WHAT YOU NEED TO DO
Copy all lines holding the word "this" from the entries.

[Stored data entries]
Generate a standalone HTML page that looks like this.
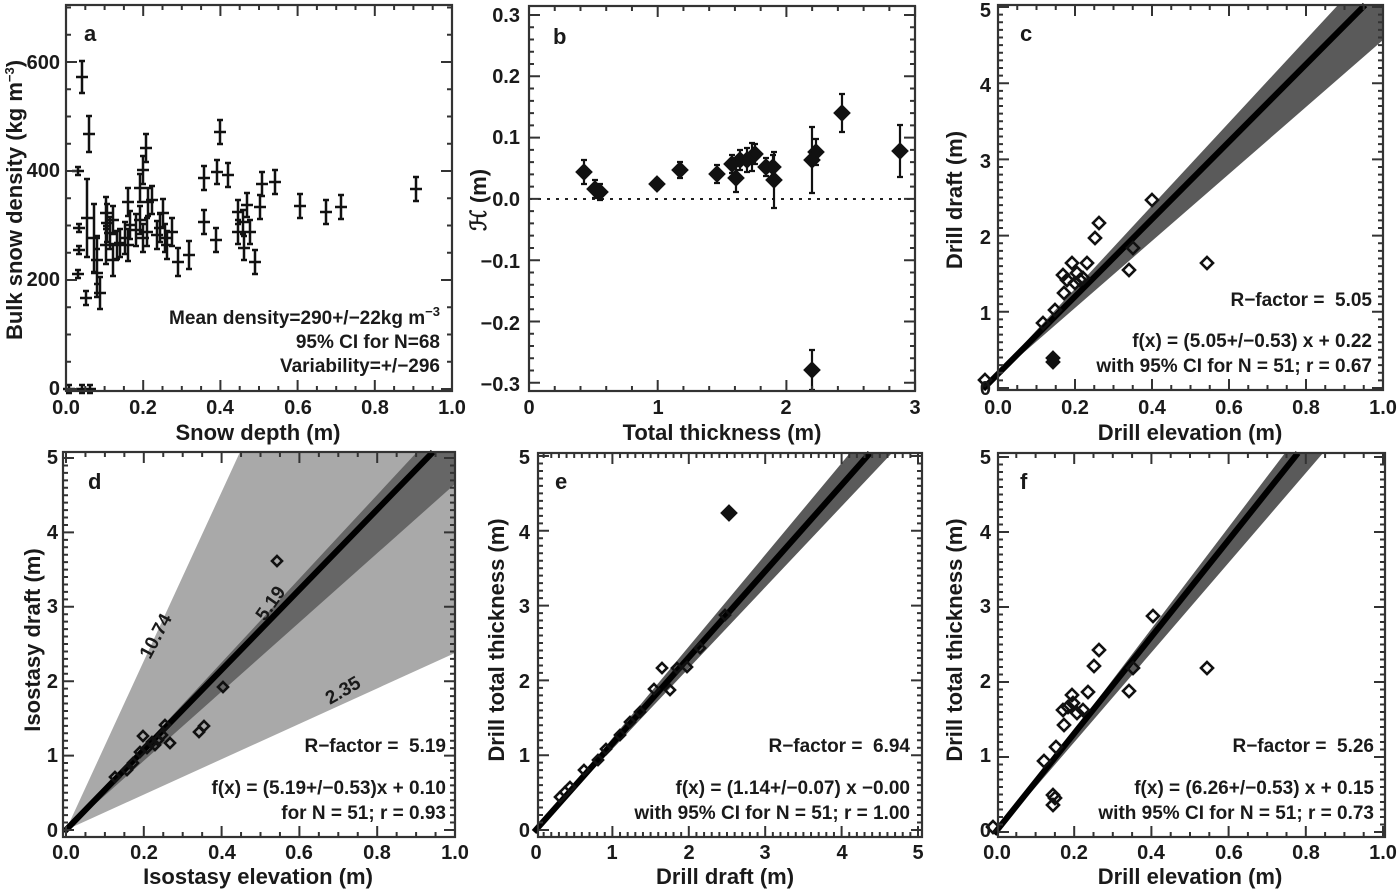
<!DOCTYPE html>
<html><head><meta charset="utf-8"><style>
html,body{margin:0;padding:0;background:#fff;}
svg{display:block;}
text{font-family:"Liberation Sans",Arial,sans-serif;font-weight:bold;fill:#1a1a1a;white-space:pre;}
.t{font-size:20px;}
.l{font-size:22px;}
.s{font-size:19px;}
</style></head><body>
<svg id="c" width="1400" height="891" viewBox="0 0 1400 891" xmlns="http://www.w3.org/2000/svg">
<g id="bands">
<polygon points="983,388 1338,5 1383,5 1383,40" fill="#5a5a5a"/>
<line x1="983" y1="389" x2="1365" y2="5" stroke="#000" stroke-width="6"/>
<polygon points="66,830 240,452 455,452 455,653" fill="#a9a9a9"/>
<polygon points="66,830 417,452 455,452 455,484" fill="#666"/>
<line x1="64" y1="832" x2="433" y2="452" stroke="#000" stroke-width="6"/>
<polygon points="536,830 850,453 892,453" fill="#5a5a5a"/>
<line x1="534" y1="832" x2="870" y2="453" stroke="#000" stroke-width="6"/>
<polygon points="997,832 1285,453 1323,453" fill="#5a5a5a"/>
<line x1="994" y1="834" x2="1298" y2="453" stroke="#000" stroke-width="6"/>
<line x1="529" y1="199" x2="915" y2="199" stroke="#222" stroke-width="2" stroke-dasharray="3,6"/>
</g>
<g id="marks"></g>
<g id="axes"></g>

<text x="84" y="41" class="l">a</text>
<text x="60" y="69" class="t" text-anchor="end">600</text>
<text x="60" y="177" class="t" text-anchor="end">400</text>
<text x="60" y="286" class="t" text-anchor="end">200</text>
<text x="60" y="395" class="t" text-anchor="end">0</text>
<text x="66" y="414" class="t" text-anchor="middle">0.0</text>
<text x="143" y="414" class="t" text-anchor="middle">0.2</text>
<text x="220" y="414" class="t" text-anchor="middle">0.4</text>
<text x="298" y="414" class="t" text-anchor="middle">0.6</text>
<text x="375" y="414" class="t" text-anchor="middle">0.8</text>
<text x="452" y="414" class="t" text-anchor="middle">1.0</text>
<text x="258" y="440" class="l" text-anchor="middle">Snow depth (m)</text>
<text transform="translate(22,200) rotate(-90)" class="l" text-anchor="middle">Bulk snow density (kg m<tspan dy="-8" font-size="13">−3</tspan><tspan dy="8">)</tspan></text>
<text x="440" y="324" class="s" text-anchor="end">Mean density=290+/−22kg m<tspan dy="-8" font-size="13">−3</tspan></text>
<text x="440" y="348" class="s" text-anchor="end">95% CI for N=68</text>
<text x="440" y="372" class="s" text-anchor="end">Variability=+/−296</text>

<text x="553" y="44" class="l">b</text>
<text x="520" y="22" class="t" text-anchor="end">0.3</text>
<text x="520" y="83" class="t" text-anchor="end">0.2</text>
<text x="520" y="144" class="t" text-anchor="end">0.1</text>
<text x="520" y="206" class="t" text-anchor="end">0.0</text>
<text x="520" y="268" class="t" text-anchor="end">−0.1</text>
<text x="520" y="330" class="t" text-anchor="end">−0.2</text>
<text x="520" y="391" class="t" text-anchor="end">−0.3</text>
<text x="529" y="414" class="t" text-anchor="middle">0</text>
<text x="658" y="414" class="t" text-anchor="middle">1</text>
<text x="786" y="414" class="t" text-anchor="middle">2</text>
<text x="915" y="414" class="t" text-anchor="middle">3</text>
<text x="722" y="440" class="l" text-anchor="middle">Total thickness (m)</text>
<text transform="translate(486,200) rotate(-90)" class="l" text-anchor="middle">ℋ (m)</text>

<text x="1020" y="41" class="l">c</text>
<text x="991" y="17" class="t" text-anchor="end">5</text>
<text x="991" y="92" class="t" text-anchor="end">4</text>
<text x="991" y="168" class="t" text-anchor="end">3</text>
<text x="991" y="244" class="t" text-anchor="end">2</text>
<text x="991" y="320" class="t" text-anchor="end">1</text>
<text x="991" y="395" class="t" text-anchor="end">0</text>
<text x="998" y="414" class="t" text-anchor="middle">0.0</text>
<text x="1075" y="414" class="t" text-anchor="middle">0.2</text>
<text x="1152" y="414" class="t" text-anchor="middle">0.4</text>
<text x="1229" y="414" class="t" text-anchor="middle">0.6</text>
<text x="1306" y="414" class="t" text-anchor="middle">0.8</text>
<text x="1383" y="414" class="t" text-anchor="middle">1.0</text>
<text x="1190" y="440" class="l" text-anchor="middle">Drill elevation (m)</text>
<text transform="translate(962,200) rotate(-90)" class="l" text-anchor="middle">Drill draft (m)</text>
<text x="1372" y="306" class="s" text-anchor="end">R−factor =  5.05</text>
<text x="1372" y="347" class="s" text-anchor="end">f(x) = (5.05+/−0.53) x + 0.22</text>
<text x="1372" y="372" class="s" text-anchor="end">with 95% CI for N = 51; r = 0.67</text>

<text x="88" y="489" class="l">d</text>
<text x="58" y="464" class="t" text-anchor="end">5</text>
<text x="58" y="539" class="t" text-anchor="end">4</text>
<text x="58" y="613" class="t" text-anchor="end">3</text>
<text x="58" y="688" class="t" text-anchor="end">2</text>
<text x="58" y="762" class="t" text-anchor="end">1</text>
<text x="58" y="837" class="t" text-anchor="end">0</text>
<text x="66" y="859" class="t" text-anchor="middle">0.0</text>
<text x="144" y="859" class="t" text-anchor="middle">0.2</text>
<text x="222" y="859" class="t" text-anchor="middle">0.4</text>
<text x="299" y="859" class="t" text-anchor="middle">0.6</text>
<text x="377" y="859" class="t" text-anchor="middle">0.8</text>
<text x="455" y="859" class="t" text-anchor="middle">1.0</text>
<text x="258" y="884" class="l" text-anchor="middle">Isostasy elevation (m)</text>
<text transform="translate(40,640) rotate(-90)" class="l" text-anchor="middle">Isostasy draft (m)</text>
<text transform="translate(150,660) rotate(-62)" class="s">10.74</text>
<text transform="translate(265,622) rotate(-55)" class="s">5.19</text>
<text transform="translate(330,705) rotate(-30)" class="s">2.35</text>
<text x="446" y="752" class="s" text-anchor="end">R−factor =  5.19</text>
<text x="446" y="794" class="s" text-anchor="end">f(x) = (5.19+/−0.53)x + 0.10</text>
<text x="446" y="819" class="s" text-anchor="end">for N = 51; r = 0.93</text>

<text x="555" y="489" class="l">e</text>
<text x="530" y="464" class="t" text-anchor="end">5</text>
<text x="530" y="539" class="t" text-anchor="end">4</text>
<text x="530" y="613" class="t" text-anchor="end">3</text>
<text x="530" y="688" class="t" text-anchor="end">2</text>
<text x="530" y="762" class="t" text-anchor="end">1</text>
<text x="530" y="837" class="t" text-anchor="end">0</text>
<text x="536" y="859" class="t" text-anchor="middle">0</text>
<text x="612" y="859" class="t" text-anchor="middle">1</text>
<text x="689" y="859" class="t" text-anchor="middle">2</text>
<text x="765" y="859" class="t" text-anchor="middle">3</text>
<text x="842" y="859" class="t" text-anchor="middle">4</text>
<text x="918" y="859" class="t" text-anchor="middle">5</text>
<text x="725" y="884" class="l" text-anchor="middle">Drill draft (m)</text>
<text transform="translate(504,640) rotate(-90)" class="l" text-anchor="middle">Drill total thickness (m)</text>
<text x="910" y="752" class="s" text-anchor="end">R−factor =  6.94</text>
<text x="910" y="794" class="s" text-anchor="end">f(x) = (1.14+/−0.07) x −0.00</text>
<text x="910" y="819" class="s" text-anchor="end">with 95% CI for N = 51; r = 1.00</text>

<text x="1020" y="489" class="l">f</text>
<text x="991" y="464" class="t" text-anchor="end">5</text>
<text x="991" y="539" class="t" text-anchor="end">4</text>
<text x="991" y="613" class="t" text-anchor="end">3</text>
<text x="991" y="688" class="t" text-anchor="end">2</text>
<text x="991" y="762" class="t" text-anchor="end">1</text>
<text x="991" y="837" class="t" text-anchor="end">0</text>
<text x="997" y="859" class="t" text-anchor="middle">0.0</text>
<text x="1074" y="859" class="t" text-anchor="middle">0.2</text>
<text x="1151" y="859" class="t" text-anchor="middle">0.4</text>
<text x="1229" y="859" class="t" text-anchor="middle">0.6</text>
<text x="1306" y="859" class="t" text-anchor="middle">0.8</text>
<text x="1383" y="859" class="t" text-anchor="middle">1.0</text>
<text x="1190" y="884" class="l" text-anchor="middle">Drill elevation (m)</text>
<text transform="translate(962,640) rotate(-90)" class="l" text-anchor="middle">Drill total thickness (m)</text>
<text x="1374" y="752" class="s" text-anchor="end">R−factor =  5.26</text>
<text x="1374" y="794" class="s" text-anchor="end">f(x) = (6.26+/−0.53) x + 0.15</text>
<text x="1374" y="819" class="s" text-anchor="end">with 95% CI for N = 51; r = 0.73</text>
</svg>
<script>
var NS="http://www.w3.org/2000/svg";
var axes=document.getElementById("axes"),marks=document.getElementById("marks");
function el(p,t,a){var e=document.createElementNS(NS,t);for(var k in a)e.setAttribute(k,a[k]);p.appendChild(e);return e;}
var d="";
function panel(x0,y0,x1,y1,xs,xstep,xmaj,ys,ystep,ymaj){
  el(axes,"rect",{x:x0,y:y0,width:x1-x0,height:y1-y0,fill:"none",stroke:"#333","stroke-width":2.2});
  var i=0;
  for(var x=xs;x<=x1+0.5;x+=xstep,i++){ if(x<x0-0.5) continue; var L=(i%xmaj==0)?11:5;
    d+="M"+x+" "+y1+"v"+(-L)+"M"+x+" "+y0+"v"+L;}
  i=0;
  for(var y=ys;y>=y0-0.5;y-=ystep,i++){ if(y>y1+0.5) continue; var L=(i%ymaj==0)?11:5;
    d+="M"+x0+" "+y+"h"+L+"M"+x1+" "+y+"h"+(-L);}
}
panel(66,5,452,391,66,19.3,4,389,27.25,4);
panel(529,6,915,391,529,25.74,5,382.8,12.26,5);
panel(998,5,1383,390,998,19.25,4,388,7.62,10);
panel(63,452,455,837,66,19.45,4,830,7.44,10);
panel(538,453,922,837,536,7.64,10,830,7.48,10);
panel(998,453,1385,837,997,19.3,4,832,7.5,10);
el(axes,"path",{d:d,stroke:"#333","stroke-width":2,fill:"none"});

var A=[[82,77,12],[89,134,14],[78,171,0],[79,228,0],[79,250,0],[78,274,0],[86,298,3],[87,218,35],[94,238,30],[97,260,20],[97,273,20],[100,293,12],[106,213,12],[107,223,15],[110,233,12],[106,245,15],[113,220,10],[113,260,12],[117,245,10],[120,243,10],[128,245,12],[125,238,12],[128,202,10],[130,225,10],[136,230,12],[140,188,10],[140,220,10],[143,238,10],[146,148,10],[143,170,10],[148,202,10],[147,232,10],[152,200,10],[157,235,10],[165,238,10],[160,228,10],[163,213,10],[167,245,10],[178,262,10],[172,232,10],[189,255,10],[204,178,8],[204,222,8],[217,172,8],[220,132,8],[216,240,8],[228,175,8],[238,212,8],[238,232,8],[250,232,8],[244,248,8],[260,207,8],[262,184,8],[255,262,8],[275,182,8],[247,205,8],[243,222,8],[300,206,8],[326,212,8],[341,207,8],[416,189,8],[82,389,0],[90,389,0],[69,389,0]];
var pa="";
A.forEach(function(p){pa+="M"+(p[0]-6)+" "+p[1]+"h12M"+p[0]+" "+(p[1]-4-p[2])+"v"+(8+2*p[2])+"M"+(p[0]-3)+" "+(p[1]-4-p[2])+"h6M"+(p[0]-3)+" "+(p[1]+4+p[2])+"h6";});
el(marks,"path",{d:pa,stroke:"#111","stroke-width":2.5,fill:"none"});

function dia(x,y,r,fill){el(marks,"path",{d:"M"+x+" "+(y-r)+"L"+(x+r)+" "+y+"L"+x+" "+(y+r)+"L"+(x-r)+" "+y+"Z",fill:fill?"#111":"#fff","fill-opacity":fill?1:0,stroke:"#111","stroke-width":2.6});}
var B=[[584,172,12],[595,189,9],[600,192,8],[657,184,5],[680,170,8],[717,174,9],[732,164,9],[736,178,14],[740,160,10],[747,160,12],[752,157,14],[755,154,10],[766,167,9],[773,167,12],[774,180,28],[812,160,33],[816,152,13],[842,113,19],[900,151,26],[812,370,20]];
var pb="";
B.forEach(function(p){pb+="M"+p[0]+" "+(p[1]-p[2])+"v"+(2*p[2])+"M"+(p[0]-3)+" "+(p[1]-p[2])+"h6M"+(p[0]-3)+" "+(p[1]+p[2])+"h6";});
el(marks,"path",{d:pb,stroke:"#111","stroke-width":2.2,fill:"none"});
B.forEach(function(p){dia(p[0],p[1],7,true);});
[[1152,200],[1095,238],[1099,223],[1133,248],[1129,270],[1207,263],[1087,263],[1072,263],[1063,275],[1067,280],[1077,273],[1080,280],[1075,283],[1064,293],[1083,278],[1055,310],[1043,323],[985,380]].forEach(function(p){dia(p[0],p[1],6,false);});
dia(1053,358,6,true);dia(1053,362,6,true);
[[277,561],[223,687],[199,732],[204,726],[170,743],[165,725],[143,736],[115,777],[127,770],[133,763],[140,752],[147,748],[152,742],[158,740],[162,735],[155,745]].forEach(function(p){dia(p[0],p[1],5,false);});
dia(729,513,7,true);
[[662,668],[677,668],[687,667],[654,689],[725,615],[700,648],[670,690],[640,712],[630,722],[620,735],[606,749],[598,760],[584,770],[570,787],[565,792],[560,797]].forEach(function(p){dia(p[0],p[1],5,false);});
[[1153,616],[1099,650],[1094,666],[1133,668],[1129,691],[1207,668],[1088,692],[1072,695],[1063,710],[1068,707],[1073,703],[1077,713],[1083,710],[1064,725],[1056,747],[1044,761],[1053,795],[1055,798],[1053,805],[993,827]].forEach(function(p){dia(p[0],p[1],6,false);});
</script>
</body></html>
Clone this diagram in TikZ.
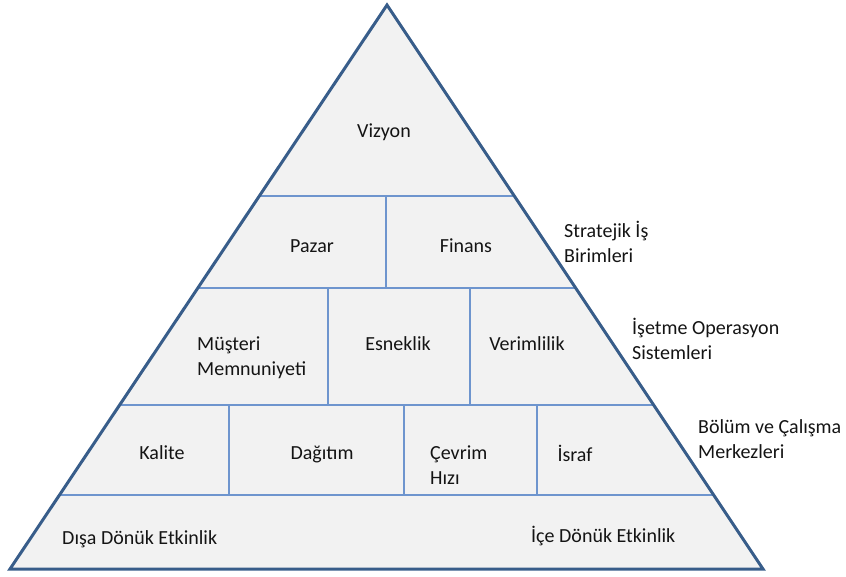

FINAL ANSWER
Generate a standalone HTML page that looks like this.
Clone this diagram in TikZ.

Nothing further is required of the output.